O Banco Mundial alerta que o Governo tem como um dos principais desafios “desenvolver de forma rápida e eficaz uma rede de segurança social que permita mitigar os impactos negativos da agenda de reformas”, caso contrário, “podem aumentar os riscos de oposição a estas reformas”, num país em que a “experiência mostra” que o crescimento económico suportado pelo petróleo tem sido insuficiente para diminuir o número de pessoas na pobreza extrema. Já o World Poverty Clock (WPC), uma ferramenta online financiada pela Alemanha e que mede em tempo real o peso da pobreza no mundo, revela que, até Janeiro, 30,3 por cento da população angolana vivia com menos de 1,90 dólares por dia. Olhando para os dados do WPC, Angola contraria a tendência da redução da pobreza global que, nos últimos anos, registou uma queda de nove por cento entre Janeiro de 2016 e Janeiro de 2018, passando de 726 milhões para 660 milhões de pessoas. No mesmo período, Angola passou de 7,2 milhões de população em pobreza extrema para 8,2 milhões, um aumento de 14 por cento, equivalente a mais de um milhão de pobres, num período em que a população cresceu dois milhões.  

PDN optimista

O Governo reconhece que, desde o início do século, quase metade da população terá saído do limiar da pobreza absoluta. A ‘medição’ da pobreza no mundo deixou de estar focada apenas no rendimento das pessoas, passando a medir outras condicionantes como o acesso à água potável, mortalidade infantil, nutrição, escolaridade, saneamento e bem-estar da população em geral. É a chamada pobreza multidimensional. De acordo com a iniciativa de Oxford para Pobreza e Desenvolvimento Humano (OPHI), 48 por cento da população angolana vive numa situação de pobreza multidimensional, enquanto em 2001 era de 77 por cento. De acordo com o OPHI, os indicadores que mais contribuem para a pobreza no país são as privações em anos de escolaridade, a frequência escolar e a nutrição.

O Plano de Desenvolvimento Nacional (PDN 2018/2022) explica que “a pobreza em Angola remete para a grande desigualdade na distribuição de rendimento e a existência de uma parte significativa da população submetida a condições mínimas de dignidade e cidadania”. E acrescenta que está ainda associada “às sequelas do conflito armado, mas também a uma forte pressão demográfica, à degradação das infra-estruturas económicas e sociais, à dificuldade de acesso aos serviços de educação, saúde e protecção social e à insuficiência da oferta interna de bens alimentares essenciais”. O número de pobres em 2014 era de 9,4 milhões, registando-se uma taxa de incidência de pobreza de 36 por cento.
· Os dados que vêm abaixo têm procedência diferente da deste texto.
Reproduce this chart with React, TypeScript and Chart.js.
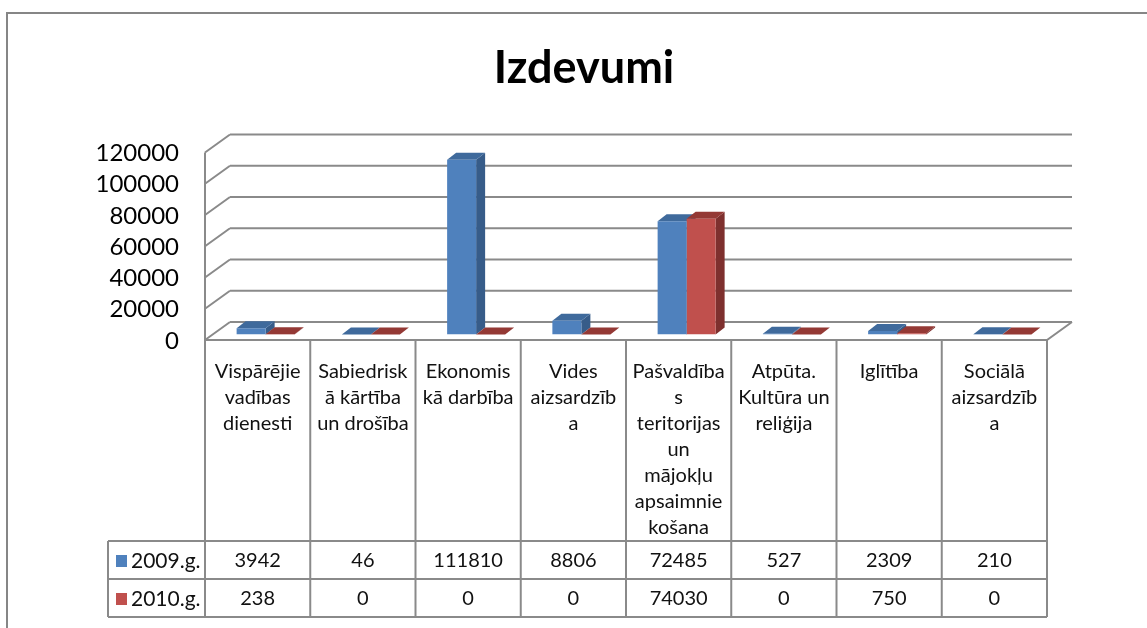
import React, { useEffect, useRef } from "react";
import { Chart, registerables } from "chart.js";

Chart.register(...registerables);

const chartTitle = "Izdevumi";
const categoryLines: string[][] = [
  ["Vispārējie", "vadības", "dienesti"],
  ["Sabiedrisk", "ā kārtība", "un drošība"],
  ["Ekonomis", "kā darbība"],
  ["Vides", "aizsardzīb", "a"],
  ["Pašvaldība", "s", "teritorijas", "un", "mājokļu", "apsaimnie", "košana"],
  ["Atpūta.", "Kultūra un", "reliģija"],
  ["Iglītība"],
  ["Sociālā", "aizsardzīb", "a"],
];
const seriesNames = ["2009.g.", "2010.g."];
const values2009 = [3942, 46, 111810, 8806, 72485, 527, 2309, 210];
const values2010 = [238, 0, 0, 0, 74030, 0, 750, 0];
const yTicks = [0, 20000, 40000, 60000, 80000, 100000, 120000];

const frontColors = ["#4F81BD", "#C0504D"];
const sideColors = ["#375C89", "#7E302E"];
const topColors = ["#3F6A9C", "#943935"];
const lineColor = "#8a8a8a";
const FONT = "Lato, 'Open Sans', sans-serif";

// projection offsets relative to the bar plane
const FRONT_DX = -8, FRONT_DY = 5.5;
const BACK_DX = 17, BACK_DY = -12.5;
const BAR_DX = 9, BAR_DY = -7;

const threeD = {
  id: "threeD",
  beforeDatasetsDraw(chart: any) {
    const ctx = chart.ctx;
    const ys = chart.scales.y;
    const area = chart.chartArea;
    const fl = area.left + FRONT_DX, fr = area.right + FRONT_DX;
    const bl = area.left + BACK_DX, br = area.right + BACK_DX;
    ctx.save();
    ctx.strokeStyle = lineColor;
    ctx.lineWidth = 2;
    ctx.lineCap = "butt";
    yTicks.forEach((v) => {
      const p = ys.getPixelForValue(v);
      const yb = p + BACK_DY, yf = p + FRONT_DY;
      ctx.beginPath();
      ctx.moveTo(bl, yb);
      ctx.lineTo(br, yb);
      ctx.moveTo(fl, yf);
      ctx.lineTo(bl, yb);
      ctx.stroke();
    });
    const p0 = ys.getPixelForValue(0);
    const pT = ys.getPixelForValue(yTicks[yTicks.length - 1]);
    ctx.beginPath();
    ctx.moveTo(fl, p0 + FRONT_DY);
    ctx.lineTo(fl, pT + FRONT_DY);
    ctx.moveTo(fl, p0 + FRONT_DY);
    ctx.lineTo(fr, p0 + FRONT_DY);
    ctx.lineTo(br, p0 + BACK_DY);
    ctx.stroke();

    // side & top faces of bars
    const metas = chart.data.datasets.map((_: any, i: number) => chart.getDatasetMeta(i));
    const n = chart.data.labels.length;
    for (let i = 0; i < n; i++) {
      metas.forEach((meta: any, d: number) => {
        const el = meta.data[i];
        const l = el.x - el.width / 2, r = el.x + el.width / 2;
        const top = el.y, base = el.base;
        ctx.fillStyle = sideColors[d];
        ctx.beginPath();
        ctx.moveTo(r, top);
        ctx.lineTo(r + BAR_DX, top + BAR_DY);
        ctx.lineTo(r + BAR_DX, base + BAR_DY);
        ctx.lineTo(r, base);
        ctx.closePath();
        ctx.fill();
        ctx.fillStyle = topColors[d];
        ctx.beginPath();
        ctx.moveTo(l, top);
        ctx.lineTo(r, top);
        ctx.lineTo(r + BAR_DX, top + BAR_DY);
        ctx.lineTo(l + BAR_DX, top + BAR_DY);
        ctx.closePath();
        ctx.fill();
      });
    }
    ctx.restore();
  },
  afterDraw(chart: any) {
    const ctx = chart.ctx;
    const xs = chart.scales.x;
    const ys = chart.scales.y;
    const area = chart.chartArea;
    const n = chart.data.labels.length;
    const colW = (area.right - area.left) / n;
    const fl = area.left + FRONT_DX, fr = area.right + FRONT_DX;
    const floorY = ys.getPixelForValue(0) + FRONT_DY;
    ctx.save();

    // outer frame
    ctx.strokeStyle = "#868686";
    ctx.lineWidth = 2;
    ctx.strokeRect(7, 13, 1200, 700);

    // title
    ctx.fillStyle = "#000";
    ctx.font = `bold 45px ${FONT}`;
    ctx.textAlign = "center";
    ctx.textBaseline = "middle";
    ctx.fillText(chartTitle, 584, 68);

    // y tick labels
    ctx.font = `24px ${FONT}`;
    ctx.textAlign = "right";
    yTicks.forEach((v) => {
      ctx.fillText(String(v), 179, ys.getPixelForValue(v) + FRONT_DY + 1);
    });

    // data table
    const row1 = 541, row2 = 579, row3 = 617;
    const legendLeft = 108;
    ctx.strokeStyle = lineColor;
    ctx.lineWidth = 2;
    ctx.beginPath();
    for (let i = 0; i <= n; i++) {
      const x = fl + i * colW;
      ctx.moveTo(x, floorY);
      ctx.lineTo(x, row3);
    }
    [row1, row2, row3].forEach((y) => {
      ctx.moveTo(legendLeft, y);
      ctx.lineTo(fr, y);
    });
    ctx.moveTo(legendLeft, row1);
    ctx.lineTo(legendLeft, row3);
    ctx.stroke();

    ctx.fillStyle = "#111";
    ctx.textAlign = "center";
    ctx.font = `20px ${FONT}`;
    categoryLines.forEach((lines, i) => {
      const cx = xs.getPixelForValue(i) + FRONT_DX;
      lines.forEach((t, k) => ctx.fillText(t, cx, 372 + k * 26));
    });
    const series = [values2009, values2010];
    const rowMid = [(row1 + row2) / 2 + 1, (row2 + row3) / 2 + 1];
    ctx.font = `20px ${FONT}`;
    series.forEach((vals, s) => {
      vals.forEach((v, i) => {
        const cx = xs.getPixelForValue(i) + FRONT_DX;
        ctx.fillText(String(v), cx, rowMid[s]);
      });
    });
    // legend keys
    ctx.textAlign = "left";
    ctx.font = `21px ${FONT}`;
    seriesNames.forEach((name, s) => {
      ctx.fillStyle = frontColors[s];
      ctx.fillRect(116, rowMid[s] - 6, 11, 12);
      ctx.fillStyle = "#111";
      ctx.fillText(name, 131, rowMid[s]);
    });
    ctx.restore();
  },
};

export default function App() {
  const ref = useRef<HTMLCanvasElement | null>(null);
  useEffect(() => {
    if (!ref.current) return;
    const chart = new Chart(ref.current, {
      type: "bar",
      data: {
        labels: categoryLines.map((l) => l.join(" ")),
        datasets: [
          { label: seriesNames[0], data: values2009, backgroundColor: frontColors[0], borderWidth: 0 },
          { label: seriesNames[1], data: values2010, backgroundColor: frontColors[1], borderWidth: 0 },
        ],
      },
      options: {
        responsive: false,
        animation: false,
        devicePixelRatio: 1,
        layout: { padding: { left: 213, right: 92, top: 147, bottom: 293.5 } },
        datasets: { bar: { categoryPercentage: 0.551, barPercentage: 1 } },
        scales: {
          x: { display: false, offset: true },
          y: { display: false, min: 0, max: 120000 },
        },
        plugins: {
          legend: { display: false },
          title: { display: false },
          tooltip: { enabled: false },
        },
      },
      plugins: [threeD],
    });
    return () => chart.destroy();
  }, []);
  return (
    <div style={{ position: "fixed", left: 0, top: 0, width: 1147, height: 628, background: "#fff" }}>
      <canvas ref={ref} width={1147} height={628} />
    </div>
  );
}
O objectivo do PDN é reduzir até 25 por cento em 2022. Tendo em conta as projecções de crescimento da população, que é de três por cento ao ano, significa que, até 2022, a população estimada será de 32,9 milhões. Contas feitas, 25 por cento desta população equivale a 8,2 milhões de pessoas em pobreza multidimensional.

UCAN contraria Governo

Enquanto os dados oficiais indicam uma taxa de pobreza de 36 por cento, o Relatório Económico de Angola/2017 da Universidade Católica (UCAN), divulgado na segunda-feira, avança uma taxa de incidência de 52,1 por cento, pelo facto de o crescimento do Produto Interno Bruto (PIB) não ter acompanhado o crescimento demográfico. Mais da metade da população, ou seja, mais de 15 milhões, é pobre.

Willy Piassa, porta-voz da Rede Urbana de Luta Contra a Pobreza, reconhece que a crise tem aumentado o número de pessoas na pobreza e precariedade. “Um dos grandes indicadores é o nível de empregabilidade”, explica. “Há uma diminuição da renda em muitas famílias e isso reflecte-se no crescimento do mercado informal”, acrescenta.
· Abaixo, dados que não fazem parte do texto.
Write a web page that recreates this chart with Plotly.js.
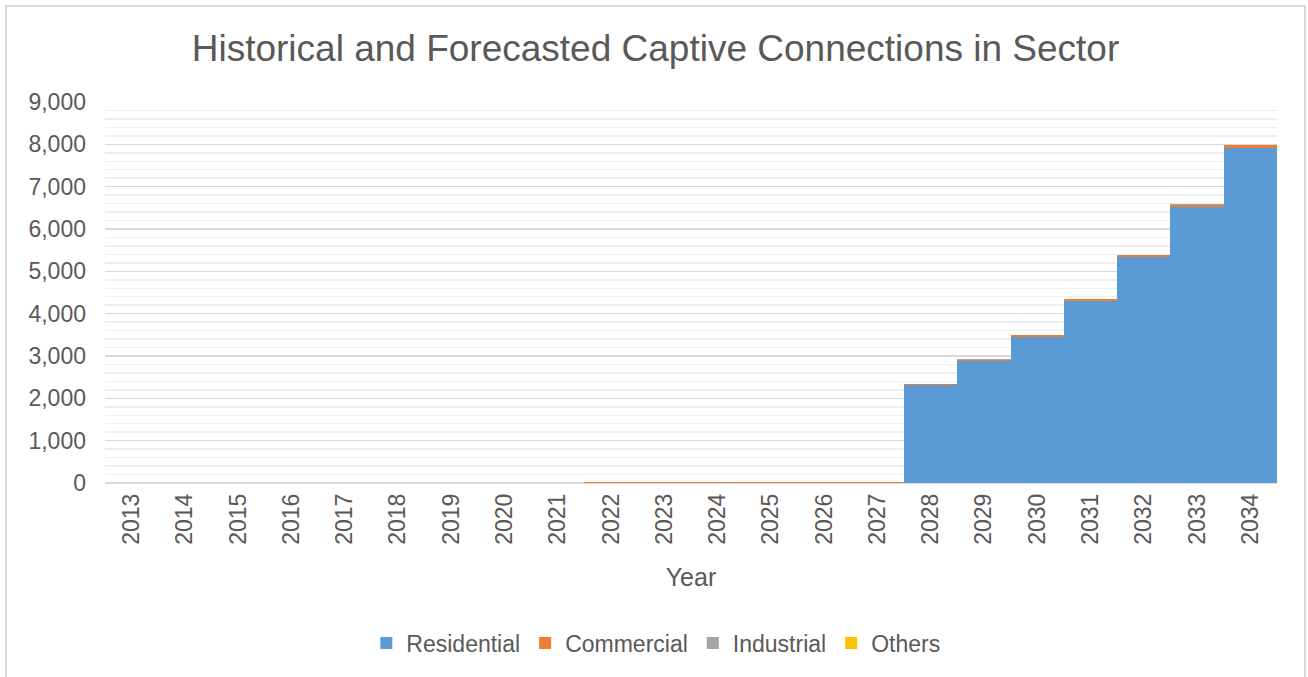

Um dos objectivos da Organização das Nações Unidas para 2030 é erradicar a pobreza no mundo. Em Angola, a meta poderá não ser alcançada. Piassa entende que, caso haja mudanças de política e a criação de um melhor ambiente económico, poderá ser possível. Explica que o ideal é as pessoas passarem para a classe média. “O grande esforço do Governo deve ser na criação de classe média. Só conseguiremos dizer que os angolanos vivem bem quando 70 por cento da população estiver na faixa de classe média.”